Picture us, reader, taking a walk in the park. We have masks in our pockets and variants on the brain. If we had been on this walk two years ago and I said, “I worry that the world is going to face a sustained health crisis the likes of which had never been seen before.”
Reader, you would have muttered politely that I had a vivid imagination. I would have known you were trying to get me to stop talking about herd immunity and the worst-case scenario and how the hell is [your favorite unfortunate part of the world] going to make it?
I would have sighed and answered, “I know, I should lighten up. It’s August. Nothing happens in August. And the books are always good because it’s the runway to September.”
I would have been right about most of the above with the exception of the nothing happens in August sentiment. The best thrillers this August are pretty remarkable.
Louise Penny, The Madness of Crowds
Let’s dwell a moment more in the scenario above. In thinking about how crime writers are going to chronicle this time, I’ve had many conversations about police, about access to health care, about the stratification of the worst hit populations and how COVID has so blatantly challenged countries with a social safety net and nearly decimated those without one. Wait, I thought this was about Louise Penny? the now confused reader is thinking. It absolutely is about Louise Penny, who in her seventeenth installment in the beloved Armand Gamache series, has tackled COVID and its consequences head-on. The book describes how everyday life in the tiny hamlet of Three Pines has changed while also exploring the threat of a statistician who is using the pandemic data as ammunition for a eugenics program. Plus one for the Canadians.
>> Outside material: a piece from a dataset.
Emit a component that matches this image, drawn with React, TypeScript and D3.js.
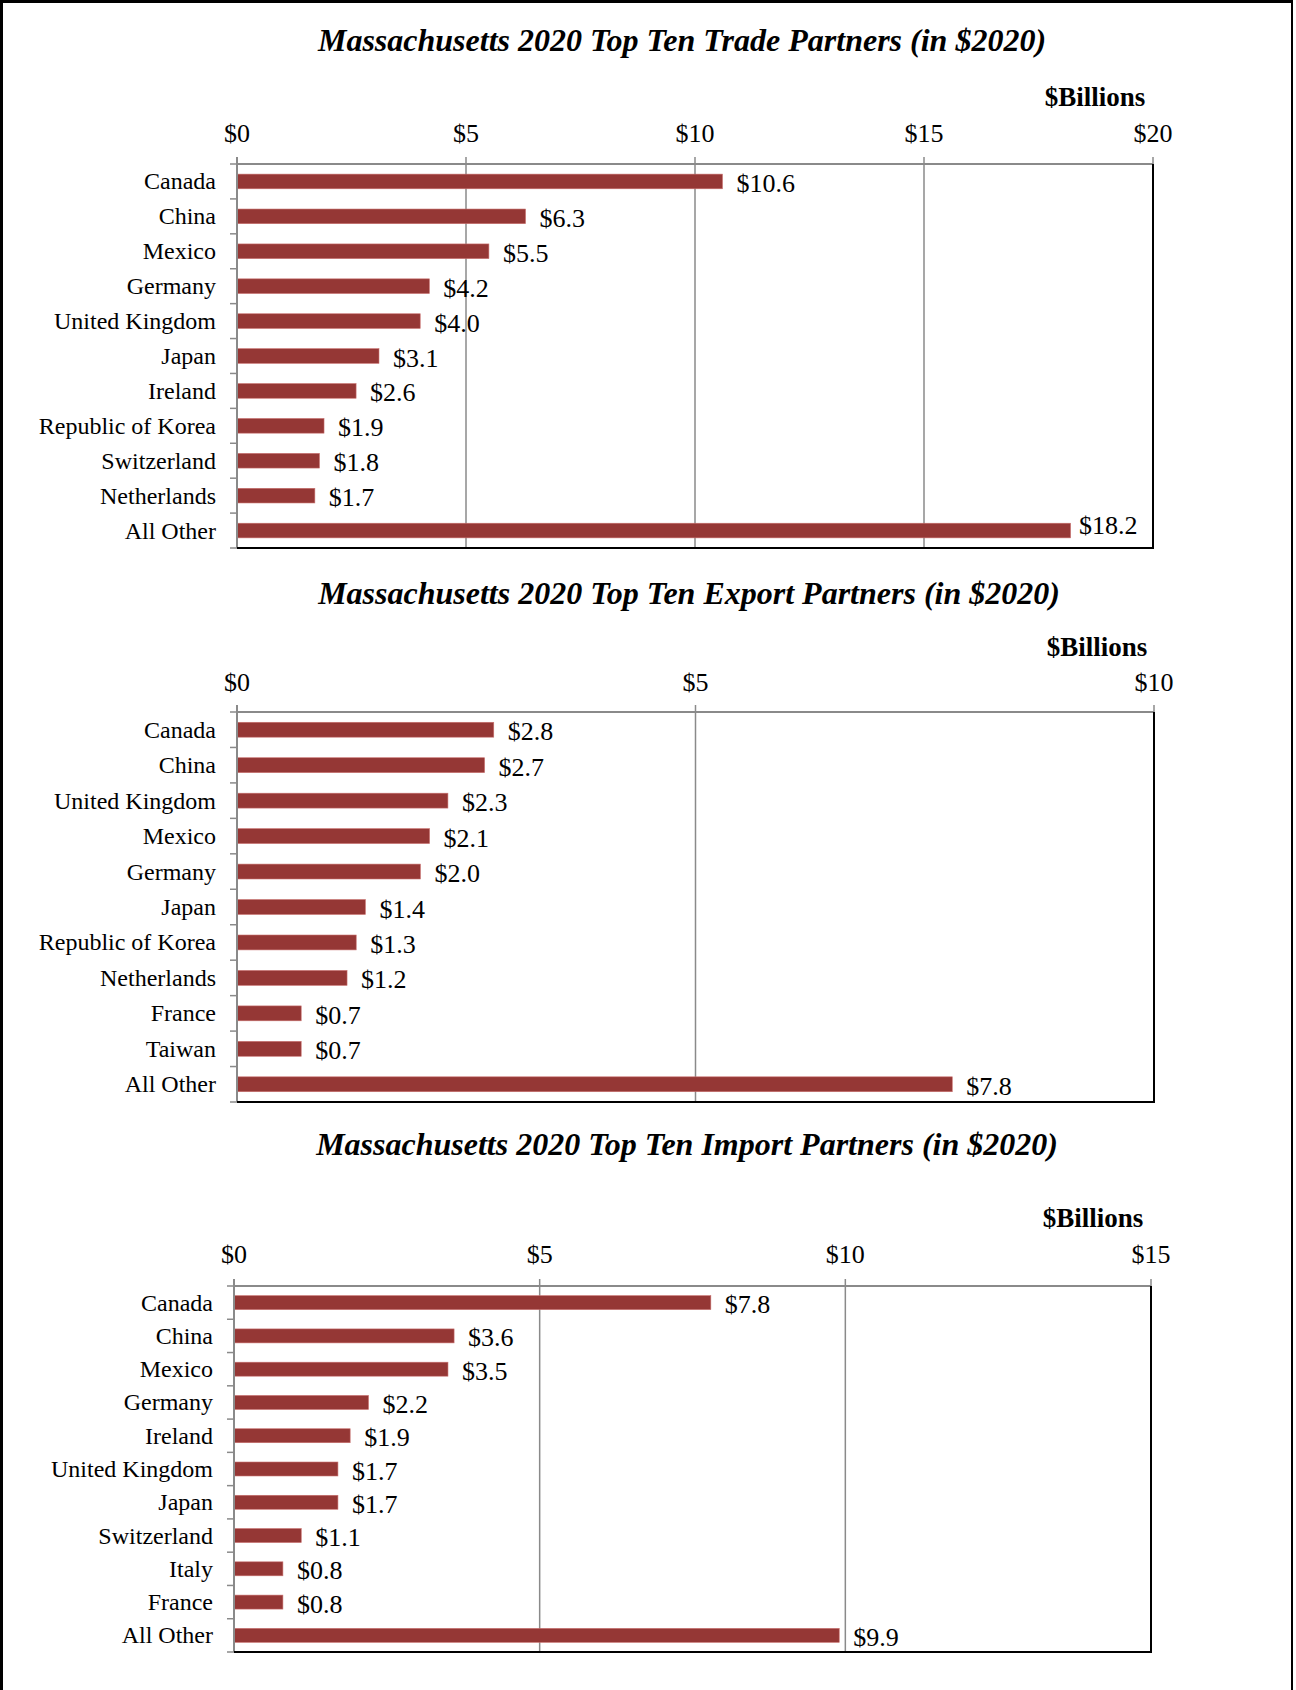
import React from 'react';
import * as d3 from 'd3';

// Trade partners
const tradeCats = ['Canada', 'China', 'Mexico', 'Germany', 'United Kingdom', 'Japan', 'Ireland', 'Republic of Korea', 'Switzerland', 'Netherlands', 'All Other'];
const tradeVals = [10.6, 6.3, 5.5, 4.2, 4.0, 3.1, 2.6, 1.9, 1.8, 1.7, 18.2];
const tradeTicks = [0, 5, 10, 15, 20];

// Export partners
const exportCats = ['Canada', 'China', 'United Kingdom', 'Mexico', 'Germany', 'Japan', 'Republic of Korea', 'Netherlands', 'France', 'Taiwan', 'All Other'];
const exportVals = [2.8, 2.7, 2.3, 2.1, 2.0, 1.4, 1.3, 1.2, 0.7, 0.7, 7.8];
const exportTicks = [0, 5, 10];

// Import partners
const importCats = ['Canada', 'China', 'Mexico', 'Germany', 'Ireland', 'United Kingdom', 'Japan', 'Switzerland', 'Italy', 'France', 'All Other'];
const importVals = [7.8, 3.6, 3.5, 2.2, 1.9, 1.7, 1.7, 1.1, 0.8, 0.8, 9.9];
const importTicks = [0, 5, 10, 15];

const FONT = '"Liberation Serif", "Times New Roman", serif';
const BAR = '#953735';
const GRID = '#8a8a8a';

interface PanelProps {
  title: string;
  titleX: number;
  titleY: number;
  unitX: number;
  unitY: number;
  tickY: number;
  top: number;
  bottom: number;
  left: number;
  right: number;
  cats: string[];
  vals: number[];
  ticks: number[];
}

function Panel(p: PanelProps) {
  const x = d3.scaleLinear().domain([0, p.ticks[p.ticks.length - 1]]).range([p.left, p.right]);
  const y = d3.scaleBand<string>().domain(p.cats).range([p.top, p.bottom]).paddingInner(0.58).paddingOuter(0.29);
  const band = (p.bottom - p.top) / p.cats.length;
  const bounds = d3.range(p.cats.length + 1).map(i => p.top + i * band);

  return (
    <g fontFamily={FONT}>
      <text x={p.titleX} y={p.titleY} textAnchor="middle" dominantBaseline="central"
        fontSize={32} fontWeight="bold" fontStyle="italic">{p.title}</text>
      <text x={p.unitX} y={p.unitY} textAnchor="middle" dominantBaseline="central"
        fontSize={27} fontWeight="bold">$Billions</text>

      {/* gridlines */}
      {p.ticks.slice(1, -1).map(t => (
        <line key={'g' + t} x1={x(t)} x2={x(t)} y1={p.top} y2={p.bottom} stroke={GRID} strokeWidth={1.5} />
      ))}

      {/* bars */}
      {p.cats.map((c, i) => (
        <rect key={c} x={x(0)} y={y(c)} width={x(p.vals[i]) - x(0)} height={y.bandwidth()}
          fill={BAR} stroke="#c9706e" strokeWidth={0.6} />
      ))}

      {/* value labels */}
      {p.cats.map((c, i) => {
        const raw = x(p.vals[i]) + 14;
        const clamped = raw > p.right - 74;
        const lx = clamped ? p.right - 74 : raw;
        const ly = (y(c) as number) + y.bandwidth() / 2 + (clamped ? -5 : 2);
        return (
          <text key={'v' + c} x={lx} y={ly} dominantBaseline="central" fontSize={26}>
            {'$' + p.vals[i].toFixed(1)}
          </text>
        );
      })}

      {/* top axis */}
      <line x1={p.left} x2={p.right} y1={p.top} y2={p.top} stroke={GRID} strokeWidth={2} />
      {p.ticks.map(t => (
        <g key={'t' + t}>
          <line x1={x(t)} x2={x(t)} y1={p.top - 7} y2={p.top} stroke={GRID} strokeWidth={1.5} />
          <text x={x(t)} y={p.tickY} textAnchor="middle" dominantBaseline="central" fontSize={26}>{'$' + t}</text>
        </g>
      ))}

      {/* left axis */}
      <line x1={p.left} x2={p.left} y1={p.top - 7} y2={p.bottom} stroke={GRID} strokeWidth={2} />
      {bounds.map((b, i) => (
        <line key={'b' + i} x1={p.left - 7} x2={p.left} y1={b} y2={b} stroke={GRID} strokeWidth={1.5} />
      ))}
      {p.cats.map(c => (
        <text key={'c' + c} x={p.left - 21} y={(y(c) as number) + y.bandwidth() / 2} textAnchor="end"
          dominantBaseline="central" fontSize={24}>{c}</text>
      ))}

      {/* right and bottom frame */}
      <line x1={p.right} x2={p.right} y1={p.top} y2={p.bottom + 1} stroke="#000" strokeWidth={2} />
      <line x1={p.left} x2={p.right + 1} y1={p.bottom} y2={p.bottom} stroke="#000" strokeWidth={2} />
    </g>
  );
}

export default function App() {
  const W = 1296;
  const H = 1690;
  return (
    <div style={{ position: 'absolute', left: 0, top: 0 }}>
      <svg width={W} height={H} style={{ display: 'block', background: '#fff' }}>
        <rect x={0} y={0} width={W} height={H} fill="#fff" />
        {/* outer frame */}
        <line x1={1.5} x2={1.5} y1={0} y2={H} stroke="#000" strokeWidth={3} />
        <line x1={0} x2={1293} y1={1.5} y2={1.5} stroke="#000" strokeWidth={3} />
        <line x1={1292} x2={1292} y1={0} y2={H} stroke="#000" strokeWidth={2} />

        <Panel title="Massachusetts 2020 Top Ten Trade Partners (in $2020)" titleX={682} titleY={40}
          unitX={1095} unitY={97} tickY={133} top={164} bottom={548} left={237} right={1153}
          cats={tradeCats} vals={tradeVals} ticks={tradeTicks} />
        <Panel title="Massachusetts 2020 Top Ten Export Partners (in $2020)" titleX={689} titleY={593}
          unitX={1097} unitY={647} tickY={682} top={712} bottom={1102} left={237} right={1154}
          cats={exportCats} vals={exportVals} ticks={exportTicks} />
        <Panel title="Massachusetts 2020 Top Ten Import Partners (in $2020)" titleX={687} titleY={1144}
          unitX={1093} unitY={1218} tickY={1254} top={1286} bottom={1652} left={234} right={1151}
          cats={importCats} vals={importVals} ticks={importTicks} />
      </svg>
    </div>
  );
}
Robyn Harding, The Perfect Family
Harding’s books occupy a very pleasant space between thriller and novel of manners—thriller of manners? Well-mannered thriller? Anyway, her latest takes another not perfect family and tells her story from alternating points-of-view. It’s an effective and engaging addition to Harding’s work which both anatomizes and destroys the wreckage of upper-middle-class life. Plus two for the Canadians.
Joanna Schaffhausen, Gone for Good
This is the debut novel in a new series for Schaffhausen, and it’s a promising and clever start. Her protagonist, Annalisa Vega, is tasked with solving the case of the Lovelorn Killer, a delightfully evil character who is very into bondage and I suspect has no safe word. Schaffhausen—one of the few psychology PhDs writing crime fiction—introduces insightful and gutsy Vega as a cop capable of catching Chicago’s worst serial killer, fueled in part by an unexpected personal motive.
Lexie Elliott, How to Kill Your Best Friend
I liked Elliott’s first novel, The French Girl, in which a group of Oxford schoolmates who rented a house in France at the time one of their neighbors went missing. It had a haunted quality while still delineating different scenarios for what might have happened. This outing is also a group of old friends story—can we somehow shorthand that and say it’s a Big Chill story or a Return of the Secaucus Seven—there is again, a murder, and yet another group vacation is ruined by the specter of a violent crime.
Chevy Stevens, Dark Roads
I’m having the hardest time remembering the title of this book and looking over Stevens’ bibliography I can see why: Dark Roads joins Still Missing, Never Knowing, and That Night, which might make Stevens the reigning queen of the ominous two-word title. Don’t make light of her: Stevens writes a mean thriller—great villains and unlikely heroes, all too human and caught up in all the violence and the verdant geography around Vancouver Island. Canadians plus three total if you are still keeping score: and if you are, you are probably Canadian.